Beth @ TheAngelForever said...

Coming out of lurking mode here. I am a friend of Kileigh7 and have been following your blog for some time now.

First of all Mazel Tov on Mack gaining weight and doing so well. Second a big hug to you as you try to decide whether or not nursing is right for you and your family.

When my oldest son (almost 5) was born he would not latch on to save my life. I tried every trick in the book and actually had a lactation consultant tell me to just give it up. Well I decided that I was not going to do that. For NHL (my son's initials - see I'm a hockey fan too)I pumped for him exclusively for about 3 months and then he finally learned to latch with a shield and eventually nothing. NHL got very sick when he was 11 months old and due to the illness my milk supply was lost and he weaned.

My little guy just turned 14 months and we are still going strong. He is down to only nursing 2-4 times a day, but still is quite attached to his milk. Again nursing was not easy with JSL. He would not latch. I pumped for his first 4-6 weeks and then he eventually learned to latch like a pro, first with shield and then without.

Nursing is tough on us, nobody will ever say it is easy. You get sore, you are needed every few hours to nurse, you leak, you may get mastitis. . . the "lovely" possibilities are endless. However, the time to bond with your baby is priceless. I was much like you, I do not have a problem with public nursing, but it is not for me. I would nurse my boys right before heading out, bring some expressed milk with us if needed when going out for long periods of time, or sit in the car with the boppy in back if needed. Last summer I spent most of my time home because it was just too much of a hassle in my book to try to take my almost 4 year old and nursing infant out.
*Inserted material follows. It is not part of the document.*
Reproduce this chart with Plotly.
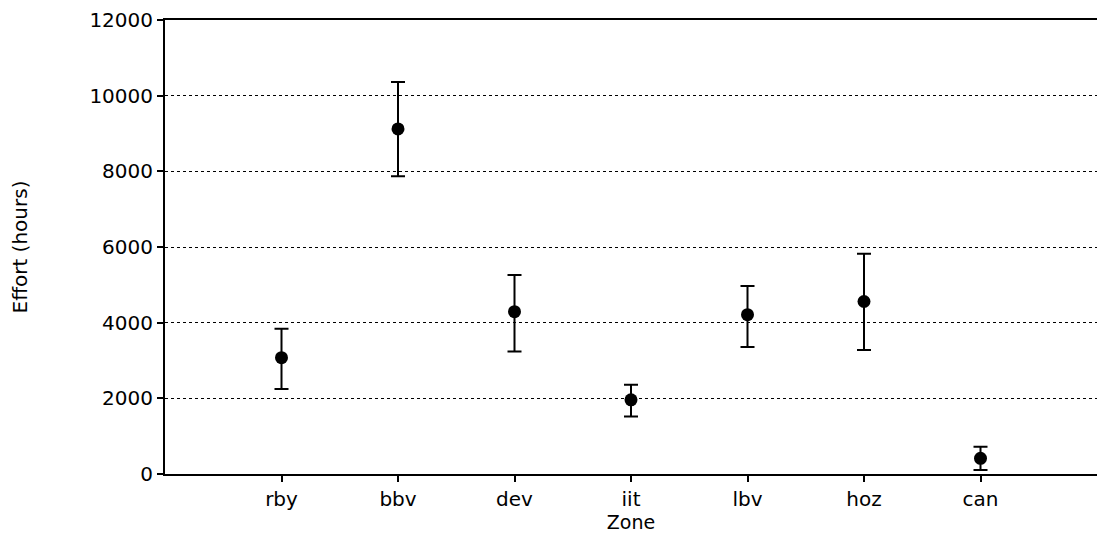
import plotly.graph_objects as go

zones = ["rby", "bbv", "dev", "iit", "lbv", "hoz", "can"]
effort = [3075, 9120, 4290, 1960, 4210, 4560, 415]
upper = [3840, 10360, 5260, 2360, 4970, 5820, 720]
lower = [2245, 7870, 3235, 1520, 3360, 3280, 105]

y_ticks = [0, 2000, 4000, 6000, 8000, 10000, 12000]

err_plus = [u - e for u, e in zip(upper, effort)]
err_minus = [e - l for e, l in zip(effort, lower)]

FONT = "DejaVu Sans"

fig = go.Figure()
fig.add_trace(go.Scatter(
    x=zones, y=effort, mode="markers",
    marker=dict(color="black", size=13, symbol="circle"),
    error_y=dict(type="data", symmetric=False, array=err_plus, arrayminus=err_minus,
                 color="black", thickness=2, width=7),
    showlegend=False,
))

fig.update_layout(
    width=1097, height=533,
    margin=dict(l=165, r=0, t=20, b=59),
    paper_bgcolor="white", plot_bgcolor="white",
    font=dict(family=FONT, color="black", size=18),
    xaxis=dict(
        type="category", categoryorder="array", categoryarray=zones,
        range=[-1, 7],
        showline=True, linecolor="black", linewidth=2, mirror=True,
        showgrid=False, zeroline=False,
        ticks="outside", ticklen=6, tickwidth=2, tickcolor="black",
        tickfont=dict(family=FONT, size=20, color="black"),
        title=dict(text="Zone", font=dict(family=FONT, size=19, color="black"), standoff=2),
    ),
    yaxis=dict(
        range=[0, 12000], tickvals=y_ticks, ticktext=[str(v) for v in y_ticks],
        showline=True, linecolor="black", linewidth=2,
        showgrid=True, gridcolor="black", gridwidth=1, griddash="dot",
        zeroline=False,
        ticks="outside", ticklen=6, tickwidth=2, tickcolor="black",
        tickfont=dict(family=FONT, size=20, color="black"),
        title=dict(text="Effort (hours)", font=dict(family=FONT, size=20, color="black"), standoff=56),
    ),
)

fig.write_html("out.html", config={"displayModeBar": False},
               post_script="document.body.style.margin='0';")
Remember, no matter what anyone else says this is only a decision that you and possibly Mack can make. You have to do what is best for you. Lots of people, like yourself with Sean, formula feed and the kids do great. If the stress of nursing is too much that is not healthy either. Only you can weigh the pros and cons in your own life.

Good luck!

Kim said...

Robyn,

Check with your Pediatrician or the hospital you delivered at and see if there is a breastfeeding support group/lactation consultant. My hospital offers a support group every Tuesday, so moms and babes can come and share their experiences and fears/successes. Maybe they could help evaluate your latch and sore nipples.

Bea said...

Yay Mack!! I'm so happy he is gaining weight!

Love the rings. Sparkly is good. Big is good too. :)

If the book advice doesn't sound right you definitely don't have to follow it. The next book will probably say something different anyway!

I think you have legitimate concerns about the breast feeding. Honestly, its really not for everyone and you shouldn't feel like you have to just because its what's expected. Sean did just fine on the mix and then just the formula. Look how he's grown!! Just do what is comfortable and best for you. Maybe feeding a bottle at night and breast all day would be a better fit because if you are sleeping more at night maybe the day time won't be as huge a deal.

Jennifer Lori said...

I'm so behind on my blog reading, I didn't do almost any last week when I was home with Jakob!

I totally hear you on the breastfeeding in public thing. I'd tried 2 different wrap/cover ups for in public, and since Jakob always delatched, I'd have to see him to put him back on, and end up exposed for a second or two anyways. There was one that had a gap at the top so I could see him...but it still didn't work so great. The easiest thing I found was to sit with my back to the crowds, and get him on as fast as possible, and once he was on, just take a receiving blanket and drape it over him.

Once he got older (over 5 months) and wanted to look around at everything while drinking (even to pull off and look around) I would leave earlier for wherever I was going, and feed him in the car when I got there, so I wouldn't have to do it in public. I've fed him in almost every parking lot in the West Island! :)

Anonymous said...

I'm like Jennifer, incredibly behind on blog reading. Mack is incredibly adorable, just like his big brother Sean. He looks like he has, what I call piano fingers, incredibly long.